■ DO THIS:
Output every line of the material exactly, omitting images.

■ COLLECTED DATA:

===============

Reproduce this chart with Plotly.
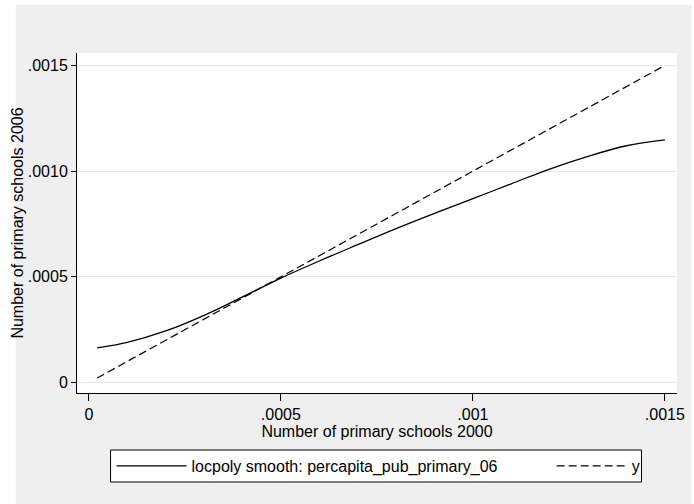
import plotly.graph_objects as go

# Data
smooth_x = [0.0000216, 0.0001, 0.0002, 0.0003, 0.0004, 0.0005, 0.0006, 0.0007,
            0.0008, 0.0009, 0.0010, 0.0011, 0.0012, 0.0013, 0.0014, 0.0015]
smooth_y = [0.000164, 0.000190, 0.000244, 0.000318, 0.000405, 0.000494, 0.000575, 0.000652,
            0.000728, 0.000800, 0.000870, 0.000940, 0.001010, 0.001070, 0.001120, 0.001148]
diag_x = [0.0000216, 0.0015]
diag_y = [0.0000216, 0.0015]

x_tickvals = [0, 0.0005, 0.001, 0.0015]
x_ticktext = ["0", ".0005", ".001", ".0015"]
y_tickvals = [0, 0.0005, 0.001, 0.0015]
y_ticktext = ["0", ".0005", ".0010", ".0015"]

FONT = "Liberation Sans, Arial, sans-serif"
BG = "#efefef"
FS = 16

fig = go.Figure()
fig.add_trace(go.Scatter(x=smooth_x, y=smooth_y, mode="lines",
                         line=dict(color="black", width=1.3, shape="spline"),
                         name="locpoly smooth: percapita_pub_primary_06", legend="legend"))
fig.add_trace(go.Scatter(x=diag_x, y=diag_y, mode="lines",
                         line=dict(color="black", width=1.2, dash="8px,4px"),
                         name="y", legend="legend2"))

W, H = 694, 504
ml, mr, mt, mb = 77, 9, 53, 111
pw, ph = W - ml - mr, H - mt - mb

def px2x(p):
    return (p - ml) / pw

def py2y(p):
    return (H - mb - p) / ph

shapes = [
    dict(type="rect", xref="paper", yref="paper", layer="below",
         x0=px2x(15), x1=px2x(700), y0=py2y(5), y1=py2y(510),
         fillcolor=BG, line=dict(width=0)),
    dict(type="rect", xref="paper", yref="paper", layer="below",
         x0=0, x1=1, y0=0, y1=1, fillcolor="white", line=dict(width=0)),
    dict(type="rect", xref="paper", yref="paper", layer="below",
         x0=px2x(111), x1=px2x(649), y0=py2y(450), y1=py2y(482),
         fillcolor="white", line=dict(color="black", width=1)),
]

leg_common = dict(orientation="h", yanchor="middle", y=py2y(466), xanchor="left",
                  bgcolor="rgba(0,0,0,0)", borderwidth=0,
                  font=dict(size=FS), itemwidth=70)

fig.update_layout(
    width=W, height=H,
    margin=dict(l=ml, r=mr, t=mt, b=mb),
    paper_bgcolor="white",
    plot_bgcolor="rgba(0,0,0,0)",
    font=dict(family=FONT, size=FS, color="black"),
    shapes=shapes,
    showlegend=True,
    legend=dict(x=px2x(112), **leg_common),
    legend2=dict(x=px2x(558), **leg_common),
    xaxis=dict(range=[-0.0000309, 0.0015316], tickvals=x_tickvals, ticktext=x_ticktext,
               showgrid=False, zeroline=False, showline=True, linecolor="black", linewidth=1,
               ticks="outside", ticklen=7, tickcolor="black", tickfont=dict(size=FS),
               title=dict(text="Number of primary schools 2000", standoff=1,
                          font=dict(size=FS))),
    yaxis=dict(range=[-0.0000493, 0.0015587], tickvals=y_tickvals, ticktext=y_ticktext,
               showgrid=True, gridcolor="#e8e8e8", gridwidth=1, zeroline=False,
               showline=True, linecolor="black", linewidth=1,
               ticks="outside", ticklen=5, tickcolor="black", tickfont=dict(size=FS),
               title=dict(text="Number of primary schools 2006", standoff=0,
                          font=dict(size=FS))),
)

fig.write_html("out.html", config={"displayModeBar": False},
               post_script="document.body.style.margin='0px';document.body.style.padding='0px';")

===============

■ TASK ANSWER:
Reproduce this chart with Plotly.
import plotly.graph_objects as go

# Data
smooth_x = [0.0000216, 0.0001, 0.0002, 0.0003, 0.0004, 0.0005, 0.0006, 0.0007,
            0.0008, 0.0009, 0.0010, 0.0011, 0.0012, 0.0013, 0.0014, 0.0015]
smooth_y = [0.000164, 0.000190, 0.000244, 0.000318, 0.000405, 0.000494, 0.000575, 0.000652,
            0.000728, 0.000800, 0.000870, 0.000940, 0.001010, 0.001070, 0.001120, 0.001148]
diag_x = [0.0000216, 0.0015]
diag_y = [0.0000216, 0.0015]

x_tickvals = [0, 0.0005, 0.001, 0.0015]
x_ticktext = ["0", ".0005", ".001", ".0015"]
y_tickvals = [0, 0.0005, 0.001, 0.0015]
y_ticktext = ["0", ".0005", ".0010", ".0015"]

FONT = "Liberation Sans, Arial, sans-serif"
BG = "#efefef"
FS = 16

fig = go.Figure()
fig.add_trace(go.Scatter(x=smooth_x, y=smooth_y, mode="lines",
                         line=dict(color="black", width=1.3, shape="spline"),
                         name="locpoly smooth: percapita_pub_primary_06", legend="legend"))
fig.add_trace(go.Scatter(x=diag_x, y=diag_y, mode="lines",
                         line=dict(color="black", width=1.2, dash="8px,4px"),
                         name="y", legend="legend2"))

W, H = 694, 504
ml, mr, mt, mb = 77, 9, 53, 111
pw, ph = W - ml - mr, H - mt - mb

def px2x(p):
    return (p - ml) / pw

def py2y(p):
    return (H - mb - p) / ph

shapes = [
    dict(type="rect", xref="paper", yref="paper", layer="below",
         x0=px2x(15), x1=px2x(700), y0=py2y(5), y1=py2y(510),
         fillcolor=BG, line=dict(width=0)),
    dict(type="rect", xref="paper", yref="paper", layer="below",
         x0=0, x1=1, y0=0, y1=1, fillcolor="white", line=dict(width=0)),
    dict(type="rect", xref="paper", yref="paper", layer="below",
         x0=px2x(111), x1=px2x(649), y0=py2y(450), y1=py2y(482),
         fillcolor="white", line=dict(color="black", width=1)),
]

leg_common = dict(orientation="h", yanchor="middle", y=py2y(466), xanchor="left",
                  bgcolor="rgba(0,0,0,0)", borderwidth=0,
                  font=dict(size=FS), itemwidth=70)

fig.update_layout(
    width=W, height=H,
    margin=dict(l=ml, r=mr, t=mt, b=mb),
    paper_bgcolor="white",
    plot_bgcolor="rgba(0,0,0,0)",
    font=dict(family=FONT, size=FS, color="black"),
    shapes=shapes,
    showlegend=True,
    legend=dict(x=px2x(112), **leg_common),
    legend2=dict(x=px2x(558), **leg_common),
    xaxis=dict(range=[-0.0000309, 0.0015316], tickvals=x_tickvals, ticktext=x_ticktext,
               showgrid=False, zeroline=False, showline=True, linecolor="black", linewidth=1,
               ticks="outside", ticklen=7, tickcolor="black", tickfont=dict(size=FS),
               title=dict(text="Number of primary schools 2000", standoff=1,
                          font=dict(size=FS))),
    yaxis=dict(range=[-0.0000493, 0.0015587], tickvals=y_tickvals, ticktext=y_ticktext,
               showgrid=True, gridcolor="#e8e8e8", gridwidth=1, zeroline=False,
               showline=True, linecolor="black", linewidth=1,
               ticks="outside", ticklen=5, tickcolor="black", tickfont=dict(size=FS),
               title=dict(text="Number of primary schools 2006", standoff=0,
                          font=dict(size=FS))),
)

fig.write_html("out.html", config={"displayModeBar": False},
               post_script="document.body.style.margin='0px';document.body.style.padding='0px';")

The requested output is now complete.